Sometime between then and now, "Jack Mormon" was transformed in popular usage from a non-Mormon who was friendly to Mormons, to a Mormon who is way too casual with regard to his church's values.
Several people think the term
denotes Mormons with a fondness for Jack Daniel's. Actually, it goes back to
early meanings of "Jack."
As early as the 14th century,
the poet Geoffrey Chaucer used the term "Jakke fool." Jack of beanstalk fame was
a gullible dimwit who traded the family cow for half a handful of beans. And, of
course, there are jackasses of animal and human origin.
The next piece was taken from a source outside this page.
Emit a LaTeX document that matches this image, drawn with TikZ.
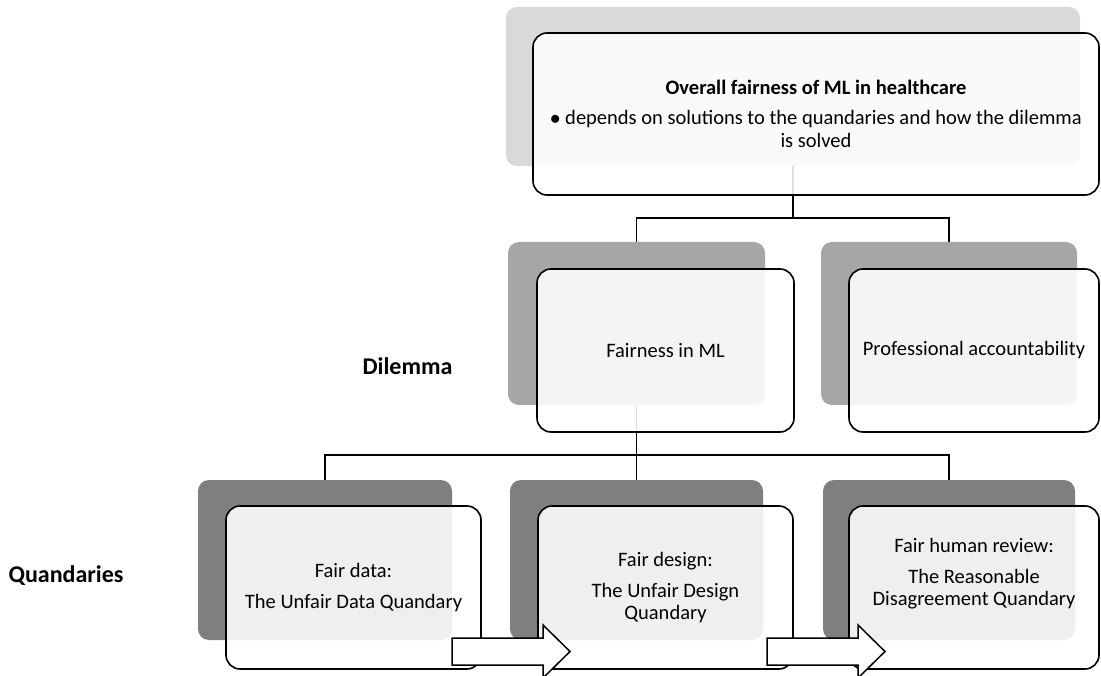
\documentclass[tikz,border=0pt]{standalone}
\usepackage{fontspec}
\setmainfont{Carlito}
\usetikzlibrary{positioning}

\definecolor{shadetop}{HTML}{D9D9D9}
\definecolor{shademid}{HTML}{A6A6A6}
\definecolor{shadelow}{HTML}{7F7F7F}

\begin{document}
\begin{tikzpicture}[x=1pt, y=-1pt,
    back/.style={rectangle, rounded corners=11pt, inner sep=0pt},
    front/.style={rectangle, rounded corners=14pt, draw=black, line width=1.6pt,
      fill=white, fill opacity=0.88, text opacity=1, inner sep=0pt, align=center,
      font=\fontsize{20.5}{22.5}\selectfont},
    link/.style={line width=1.8pt},
    level/.style={anchor=base, font=\fontsize{24}{28}\selectfont\bfseries}]
      \useasboundingbox (0,0) rectangle (1101,676);
      % shaded back plates
      \node[back, fill=shadetop, minimum width=574pt, minimum height=159pt] (overallB) at (793,86.5) {};
      \node[back, fill=shademid, minimum width=257pt, minimum height=163pt] (fairmlB) at (636.5,323.5) {};
      \node[back, fill=shademid, minimum width=256pt, minimum height=163pt] (accountB) at (949,323.5) {};
      \node[back, fill=shadelow, minimum width=254pt, minimum height=160pt] (dataB) at (325,560) {};
      \node[back, fill=shadelow, minimum width=253pt, minimum height=160pt] (designB) at (636.5,560) {};
      \node[back, fill=shadelow, minimum width=252pt, minimum height=160pt] (humanB) at (949,560) {};
      % tree lines
      \path (overallB.south) ++(0,52) coordinate (topfork);
      \path (fairmlB.south) ++(0,50) coordinate (lowfork);
      \draw[link] (overallB.south) -- (topfork);
      \draw[link] (fairmlB.north) |- (topfork) -| (accountB.north);
      \draw[link] (fairmlB.south) -- (lowfork) -- (designB.north);
      \draw[link] (dataB.north) |- (lowfork) -| (humanB.north);
      % front cards
      \node[front, minimum width=566pt, minimum height=162pt] (overall) at (816,114)
        {\textbf{Overall fairness of ML in healthcare}\\[7.5pt]
         $\bullet$ depends on solutions to the quandaries and how the dilemma\\ is solved};
      \node[front, minimum width=257pt, minimum height=163pt] (fairml) at (665.5,350.5) {Fairness in ML};
      \node[front, minimum width=250pt, minimum height=163pt] (account) at (974,350.5) {Professional accountability};
      \node[front, minimum width=255pt, minimum height=163pt] (data) at (353.5,587.5)
        {Fair data:\\[8.5pt] The Unfair Data Quandary};
      \node[front, minimum width=255pt, minimum height=163pt] (design) at (665.5,587.5)
        {Fair design:\\[8.5pt] The Unfair Design\\ Quandary};
      \node[front, minimum width=250pt, minimum height=163pt] (human) at (974,587.5)
        {Fair human review:\\[8.5pt] The Reasonable\\ Disagreement Quandary\\[8.5pt] ~};
      % level names
      \node[level] (dilemma) at (407.5,374) {Dilemma};
      \node[level, anchor=base east] (quandaries) at (127,582) {Quandaries};
      % block arrows
      \draw[line width=1.5pt, fill=white] (452,638) -- (543,638) -- (543,625) -- (570,651.5)
        -- (543,678) -- (543,665) -- (452,665) -- cycle;
      \draw[line width=1.5pt, fill=white] (767,638) -- (858,638) -- (858,625) -- (885,651.5)
        -- (858,678) -- (858,665) -- (767,665) -- cycle;
\end{tikzpicture}
\end{document}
On the early frontier, "Jack
Mormon" couldn't mean anything other than a dupe with some connection to Joseph
Smith's new religion.
The Story of The
Latter-day Saints explains, "Because of their friendliness toward the
beleaguered Saints, the helpful citizens of Clay and other counties were
criticized by hostile elements in Jackson County and dubbed 'Jack Mormons,' a
term applied widely in the 19th century to friendly non-Mormons."
The first use of the term is
credited to Thomas C. Sharpe, a ferocious anti-Mormon from Illinois. Sharpe
lobbed verbal bombshells at nearby Mormon Nauvoo, Ill., from his newspaper, the
Warsaw Signal. In 1846 the following item appeared in his paper:
"A certain Jack-mormon of
Hancock county, we won't call him big-head, (but the Saints used to) is in the
habit of shaving the hair off his forehead, in order to give it an intellectual
appearance."-'Warsaw (Ill.) Signal,' 6 Feb., page 3/1.
Somewhere in the early 20th
century, Jack Mormon came to its current meaning. LDS author Preston Nibley used
the term, in its turned-on-its-head incarnation, in the 1940s. Since then, Jack
Mormon is another term for those straddlers who, in LDS theology, fence-sat
during the War in Heaven.
Jack Mormon is mildly
derogatory, and can carry a sense of shame with it. The lapsed LDS fighter Jack
Dempsey reportedly wrote, "I'm proud to be a Mormon. And ashamed to be the Jack
Mormon that I am."
It is also a kind of war wound, proudly worn by many who are still technically "in" the dominant culture, but not "of" it.